INFORMATION SHOWN
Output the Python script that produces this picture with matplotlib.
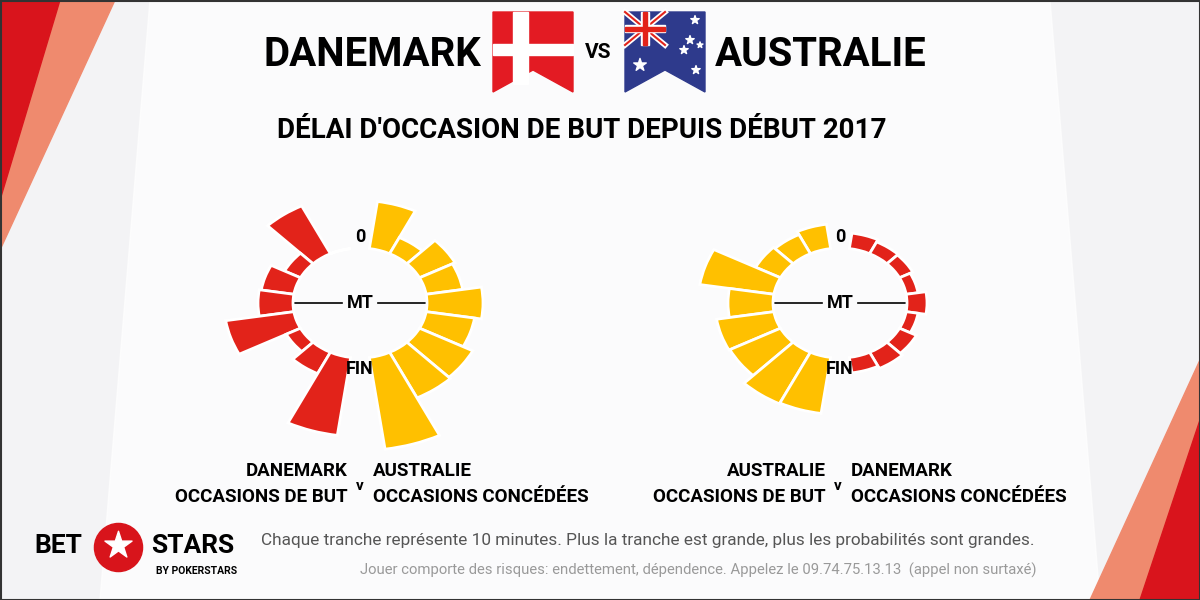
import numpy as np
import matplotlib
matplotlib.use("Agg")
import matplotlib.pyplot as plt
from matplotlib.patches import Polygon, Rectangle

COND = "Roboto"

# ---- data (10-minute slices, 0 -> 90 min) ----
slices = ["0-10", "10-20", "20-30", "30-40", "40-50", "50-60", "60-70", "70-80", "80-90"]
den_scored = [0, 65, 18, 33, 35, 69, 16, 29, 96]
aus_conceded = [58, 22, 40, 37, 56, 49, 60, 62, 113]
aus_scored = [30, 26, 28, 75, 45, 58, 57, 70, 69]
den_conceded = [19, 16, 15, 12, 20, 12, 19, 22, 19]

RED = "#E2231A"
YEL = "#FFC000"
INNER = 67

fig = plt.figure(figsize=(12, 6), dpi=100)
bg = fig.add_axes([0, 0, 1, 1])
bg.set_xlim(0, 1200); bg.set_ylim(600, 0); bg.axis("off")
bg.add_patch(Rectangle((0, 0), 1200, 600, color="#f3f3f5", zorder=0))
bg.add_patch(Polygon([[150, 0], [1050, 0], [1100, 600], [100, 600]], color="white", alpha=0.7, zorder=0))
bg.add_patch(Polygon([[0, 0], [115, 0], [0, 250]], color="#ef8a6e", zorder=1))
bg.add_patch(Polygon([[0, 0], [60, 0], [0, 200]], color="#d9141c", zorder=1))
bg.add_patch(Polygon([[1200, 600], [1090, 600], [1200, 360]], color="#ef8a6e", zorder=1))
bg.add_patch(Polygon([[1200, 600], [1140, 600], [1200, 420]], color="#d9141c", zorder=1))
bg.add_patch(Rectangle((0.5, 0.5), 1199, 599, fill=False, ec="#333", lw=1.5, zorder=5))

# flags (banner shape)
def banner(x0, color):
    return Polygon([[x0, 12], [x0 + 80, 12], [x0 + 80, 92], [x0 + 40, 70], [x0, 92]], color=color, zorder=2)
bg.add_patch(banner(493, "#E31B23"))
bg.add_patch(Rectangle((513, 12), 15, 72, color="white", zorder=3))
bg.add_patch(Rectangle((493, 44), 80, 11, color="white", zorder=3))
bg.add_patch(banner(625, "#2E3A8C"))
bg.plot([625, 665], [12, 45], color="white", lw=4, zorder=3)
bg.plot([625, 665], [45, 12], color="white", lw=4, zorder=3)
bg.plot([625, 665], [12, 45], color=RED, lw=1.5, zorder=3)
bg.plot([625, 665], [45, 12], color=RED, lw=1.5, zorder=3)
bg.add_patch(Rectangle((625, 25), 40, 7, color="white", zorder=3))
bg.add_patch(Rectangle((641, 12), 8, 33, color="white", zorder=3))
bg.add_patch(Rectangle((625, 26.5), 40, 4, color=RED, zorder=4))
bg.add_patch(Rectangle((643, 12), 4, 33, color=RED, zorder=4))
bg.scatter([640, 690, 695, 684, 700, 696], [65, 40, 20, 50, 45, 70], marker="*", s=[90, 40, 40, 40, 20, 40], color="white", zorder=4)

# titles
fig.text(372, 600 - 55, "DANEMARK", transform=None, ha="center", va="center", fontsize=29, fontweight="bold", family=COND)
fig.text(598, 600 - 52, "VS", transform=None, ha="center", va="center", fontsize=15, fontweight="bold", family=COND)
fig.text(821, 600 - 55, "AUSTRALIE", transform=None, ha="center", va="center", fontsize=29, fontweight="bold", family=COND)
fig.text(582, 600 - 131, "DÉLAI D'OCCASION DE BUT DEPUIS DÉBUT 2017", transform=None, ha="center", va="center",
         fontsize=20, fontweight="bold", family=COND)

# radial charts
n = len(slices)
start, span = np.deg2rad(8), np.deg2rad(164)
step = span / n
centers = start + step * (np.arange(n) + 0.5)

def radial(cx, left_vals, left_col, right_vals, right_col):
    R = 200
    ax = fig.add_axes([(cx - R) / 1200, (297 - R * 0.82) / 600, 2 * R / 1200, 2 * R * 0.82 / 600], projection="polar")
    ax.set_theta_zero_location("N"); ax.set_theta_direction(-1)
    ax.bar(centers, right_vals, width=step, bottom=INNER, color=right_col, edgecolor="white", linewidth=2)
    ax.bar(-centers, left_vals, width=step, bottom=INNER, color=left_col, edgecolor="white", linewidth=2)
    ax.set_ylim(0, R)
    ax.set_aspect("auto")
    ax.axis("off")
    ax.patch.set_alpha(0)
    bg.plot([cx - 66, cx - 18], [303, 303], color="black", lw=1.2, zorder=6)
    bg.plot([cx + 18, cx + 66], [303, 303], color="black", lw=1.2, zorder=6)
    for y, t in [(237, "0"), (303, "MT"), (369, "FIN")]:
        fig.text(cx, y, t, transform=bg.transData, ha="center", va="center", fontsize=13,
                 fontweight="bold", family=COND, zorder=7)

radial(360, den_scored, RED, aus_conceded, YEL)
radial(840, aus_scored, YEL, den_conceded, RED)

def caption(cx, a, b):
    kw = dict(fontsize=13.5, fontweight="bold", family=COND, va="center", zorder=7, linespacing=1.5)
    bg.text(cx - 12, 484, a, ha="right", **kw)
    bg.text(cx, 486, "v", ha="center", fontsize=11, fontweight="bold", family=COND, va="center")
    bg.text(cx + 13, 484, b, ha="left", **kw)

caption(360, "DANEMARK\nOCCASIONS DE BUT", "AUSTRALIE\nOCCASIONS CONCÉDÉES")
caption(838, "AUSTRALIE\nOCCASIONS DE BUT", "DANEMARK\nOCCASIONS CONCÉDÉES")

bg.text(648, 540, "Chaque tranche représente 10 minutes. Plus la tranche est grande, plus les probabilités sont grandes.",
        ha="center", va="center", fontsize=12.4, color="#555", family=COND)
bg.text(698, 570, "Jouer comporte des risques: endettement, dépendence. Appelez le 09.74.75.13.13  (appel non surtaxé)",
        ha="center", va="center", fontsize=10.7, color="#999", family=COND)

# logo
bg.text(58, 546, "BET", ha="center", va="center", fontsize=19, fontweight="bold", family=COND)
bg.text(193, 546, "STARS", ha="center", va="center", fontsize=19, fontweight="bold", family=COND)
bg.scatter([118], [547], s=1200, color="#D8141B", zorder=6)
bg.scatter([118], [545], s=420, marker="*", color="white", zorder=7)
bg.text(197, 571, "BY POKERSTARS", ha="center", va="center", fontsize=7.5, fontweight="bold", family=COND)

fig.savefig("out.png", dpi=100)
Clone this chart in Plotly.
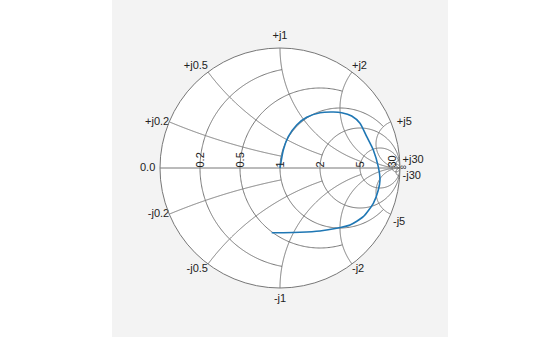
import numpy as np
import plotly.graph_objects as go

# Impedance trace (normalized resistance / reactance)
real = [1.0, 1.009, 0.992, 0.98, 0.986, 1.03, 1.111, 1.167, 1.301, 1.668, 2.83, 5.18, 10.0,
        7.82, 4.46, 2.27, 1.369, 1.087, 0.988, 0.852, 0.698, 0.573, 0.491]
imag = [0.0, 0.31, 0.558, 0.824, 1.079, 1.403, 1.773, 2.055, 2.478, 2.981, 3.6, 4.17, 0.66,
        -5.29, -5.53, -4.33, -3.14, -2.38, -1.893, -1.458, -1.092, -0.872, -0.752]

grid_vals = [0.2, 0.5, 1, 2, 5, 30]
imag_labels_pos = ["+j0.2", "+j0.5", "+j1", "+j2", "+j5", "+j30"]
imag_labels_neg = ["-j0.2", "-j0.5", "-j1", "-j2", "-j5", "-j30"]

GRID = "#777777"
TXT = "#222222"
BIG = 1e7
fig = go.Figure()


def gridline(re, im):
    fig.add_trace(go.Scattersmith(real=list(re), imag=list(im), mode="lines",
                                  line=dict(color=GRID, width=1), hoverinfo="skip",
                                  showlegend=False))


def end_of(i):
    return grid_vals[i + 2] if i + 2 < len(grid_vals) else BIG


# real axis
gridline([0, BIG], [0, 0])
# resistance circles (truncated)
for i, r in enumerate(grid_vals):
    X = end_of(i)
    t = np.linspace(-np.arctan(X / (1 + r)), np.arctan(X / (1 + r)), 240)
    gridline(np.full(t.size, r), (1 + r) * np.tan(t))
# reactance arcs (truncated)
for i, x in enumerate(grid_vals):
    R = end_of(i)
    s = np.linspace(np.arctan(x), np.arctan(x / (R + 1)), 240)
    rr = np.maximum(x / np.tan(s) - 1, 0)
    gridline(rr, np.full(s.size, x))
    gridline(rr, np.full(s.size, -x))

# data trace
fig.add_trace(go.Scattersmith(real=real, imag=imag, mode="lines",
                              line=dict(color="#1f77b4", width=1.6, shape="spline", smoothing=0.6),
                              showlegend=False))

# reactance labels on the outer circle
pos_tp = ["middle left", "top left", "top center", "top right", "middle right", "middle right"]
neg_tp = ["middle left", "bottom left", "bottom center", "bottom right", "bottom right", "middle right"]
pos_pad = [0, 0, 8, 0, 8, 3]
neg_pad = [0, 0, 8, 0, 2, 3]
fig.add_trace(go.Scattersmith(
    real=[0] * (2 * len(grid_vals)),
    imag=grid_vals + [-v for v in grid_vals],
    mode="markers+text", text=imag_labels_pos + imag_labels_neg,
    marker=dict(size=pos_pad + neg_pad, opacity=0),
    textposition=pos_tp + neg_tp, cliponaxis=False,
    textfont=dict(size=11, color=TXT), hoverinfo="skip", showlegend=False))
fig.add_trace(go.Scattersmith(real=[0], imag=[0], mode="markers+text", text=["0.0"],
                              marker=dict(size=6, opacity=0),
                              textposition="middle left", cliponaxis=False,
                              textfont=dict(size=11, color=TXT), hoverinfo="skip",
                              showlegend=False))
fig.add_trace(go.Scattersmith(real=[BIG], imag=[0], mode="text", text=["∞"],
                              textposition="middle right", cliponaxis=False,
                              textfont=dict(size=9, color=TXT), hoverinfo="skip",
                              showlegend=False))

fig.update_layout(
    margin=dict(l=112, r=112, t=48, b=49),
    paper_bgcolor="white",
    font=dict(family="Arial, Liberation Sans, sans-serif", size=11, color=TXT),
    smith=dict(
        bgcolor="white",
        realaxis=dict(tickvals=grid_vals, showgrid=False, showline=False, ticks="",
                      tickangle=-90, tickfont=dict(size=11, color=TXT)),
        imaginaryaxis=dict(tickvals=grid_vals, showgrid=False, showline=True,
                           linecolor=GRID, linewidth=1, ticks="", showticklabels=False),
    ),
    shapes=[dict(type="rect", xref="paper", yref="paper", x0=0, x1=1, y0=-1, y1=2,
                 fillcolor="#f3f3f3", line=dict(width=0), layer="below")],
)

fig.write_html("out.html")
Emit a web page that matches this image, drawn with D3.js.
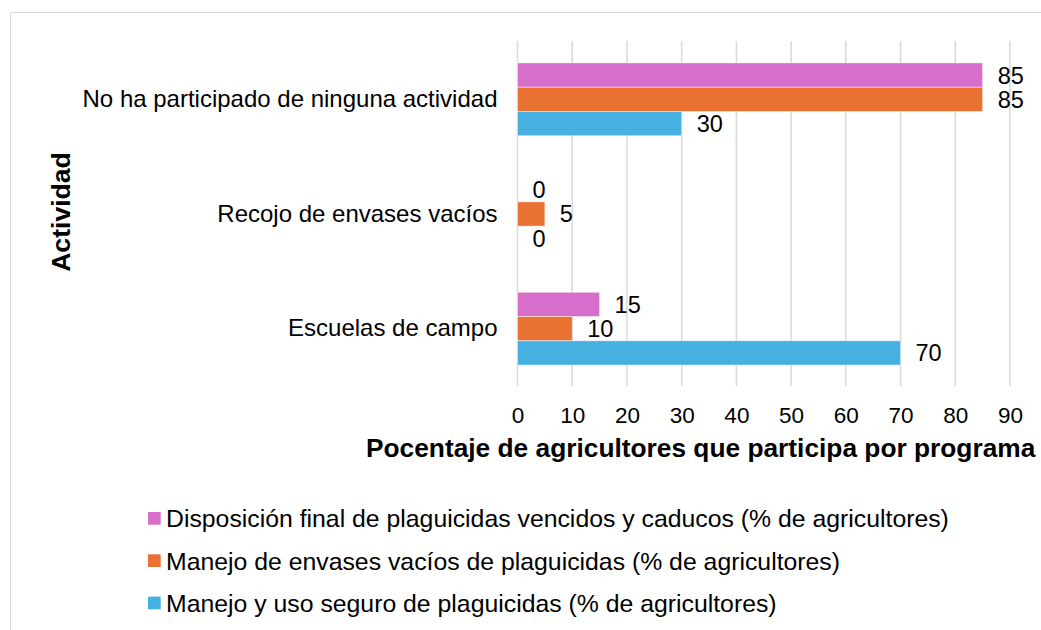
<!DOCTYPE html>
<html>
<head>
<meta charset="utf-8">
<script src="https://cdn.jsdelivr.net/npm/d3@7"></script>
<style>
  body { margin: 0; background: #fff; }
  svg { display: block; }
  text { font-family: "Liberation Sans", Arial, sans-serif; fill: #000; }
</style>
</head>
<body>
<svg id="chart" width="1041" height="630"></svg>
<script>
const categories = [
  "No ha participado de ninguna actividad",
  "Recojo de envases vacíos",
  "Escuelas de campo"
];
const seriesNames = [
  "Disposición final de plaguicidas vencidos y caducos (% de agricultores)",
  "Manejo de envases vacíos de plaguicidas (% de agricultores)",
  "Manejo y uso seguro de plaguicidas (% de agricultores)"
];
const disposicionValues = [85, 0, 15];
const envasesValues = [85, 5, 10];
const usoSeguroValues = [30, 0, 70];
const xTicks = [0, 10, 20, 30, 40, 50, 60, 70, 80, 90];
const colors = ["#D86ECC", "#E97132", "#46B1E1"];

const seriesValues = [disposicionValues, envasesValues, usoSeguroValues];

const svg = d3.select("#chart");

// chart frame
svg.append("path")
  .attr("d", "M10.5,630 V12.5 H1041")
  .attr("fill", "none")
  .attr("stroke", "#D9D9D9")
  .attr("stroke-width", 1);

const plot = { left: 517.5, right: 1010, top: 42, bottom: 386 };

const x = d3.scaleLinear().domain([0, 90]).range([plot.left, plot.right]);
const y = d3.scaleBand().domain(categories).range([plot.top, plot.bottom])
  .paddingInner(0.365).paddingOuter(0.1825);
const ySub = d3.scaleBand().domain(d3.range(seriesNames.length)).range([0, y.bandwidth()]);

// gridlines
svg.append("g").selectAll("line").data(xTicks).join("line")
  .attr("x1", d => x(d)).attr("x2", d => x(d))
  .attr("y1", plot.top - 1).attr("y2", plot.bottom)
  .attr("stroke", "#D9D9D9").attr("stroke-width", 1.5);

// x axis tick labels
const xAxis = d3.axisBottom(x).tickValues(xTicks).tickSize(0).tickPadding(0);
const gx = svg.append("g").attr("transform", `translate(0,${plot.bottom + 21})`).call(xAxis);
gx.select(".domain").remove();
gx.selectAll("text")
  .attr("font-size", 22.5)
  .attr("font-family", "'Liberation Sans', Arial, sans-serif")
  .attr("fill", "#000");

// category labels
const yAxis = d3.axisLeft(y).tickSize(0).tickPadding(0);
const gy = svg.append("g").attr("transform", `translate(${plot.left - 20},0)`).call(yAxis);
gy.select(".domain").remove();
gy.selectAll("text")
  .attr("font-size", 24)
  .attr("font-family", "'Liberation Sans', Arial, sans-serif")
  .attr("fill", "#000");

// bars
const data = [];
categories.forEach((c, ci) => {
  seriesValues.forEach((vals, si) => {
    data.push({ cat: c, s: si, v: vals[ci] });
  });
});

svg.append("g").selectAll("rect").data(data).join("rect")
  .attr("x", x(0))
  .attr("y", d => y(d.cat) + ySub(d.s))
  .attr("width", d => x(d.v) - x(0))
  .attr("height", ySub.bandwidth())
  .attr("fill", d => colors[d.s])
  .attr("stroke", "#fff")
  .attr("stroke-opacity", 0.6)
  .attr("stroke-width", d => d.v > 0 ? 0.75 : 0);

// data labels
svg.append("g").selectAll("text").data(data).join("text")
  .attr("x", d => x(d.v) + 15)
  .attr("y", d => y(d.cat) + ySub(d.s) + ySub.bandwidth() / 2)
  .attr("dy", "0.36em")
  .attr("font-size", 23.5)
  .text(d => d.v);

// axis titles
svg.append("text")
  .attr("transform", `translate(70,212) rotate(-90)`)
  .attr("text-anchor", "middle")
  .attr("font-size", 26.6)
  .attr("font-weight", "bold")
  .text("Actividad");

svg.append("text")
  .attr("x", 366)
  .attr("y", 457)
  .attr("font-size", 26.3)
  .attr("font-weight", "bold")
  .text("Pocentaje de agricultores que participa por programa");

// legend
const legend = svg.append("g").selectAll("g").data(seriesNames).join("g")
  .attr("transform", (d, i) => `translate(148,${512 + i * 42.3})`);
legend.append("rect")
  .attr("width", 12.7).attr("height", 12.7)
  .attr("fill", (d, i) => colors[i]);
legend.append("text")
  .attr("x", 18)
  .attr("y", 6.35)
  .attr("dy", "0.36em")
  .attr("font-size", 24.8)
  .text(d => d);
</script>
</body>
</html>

WHAT IS REQUIRED
Copy every line of the material in which the word "matplotlib" occurs.

OUTPUT FOR THIS TASK
Output the Python script that produces this picture with matplotlib.
import matplotlib
matplotlib.use("Agg")
import matplotlib.pyplot as plt
from matplotlib.patches import Polygon, Rectangle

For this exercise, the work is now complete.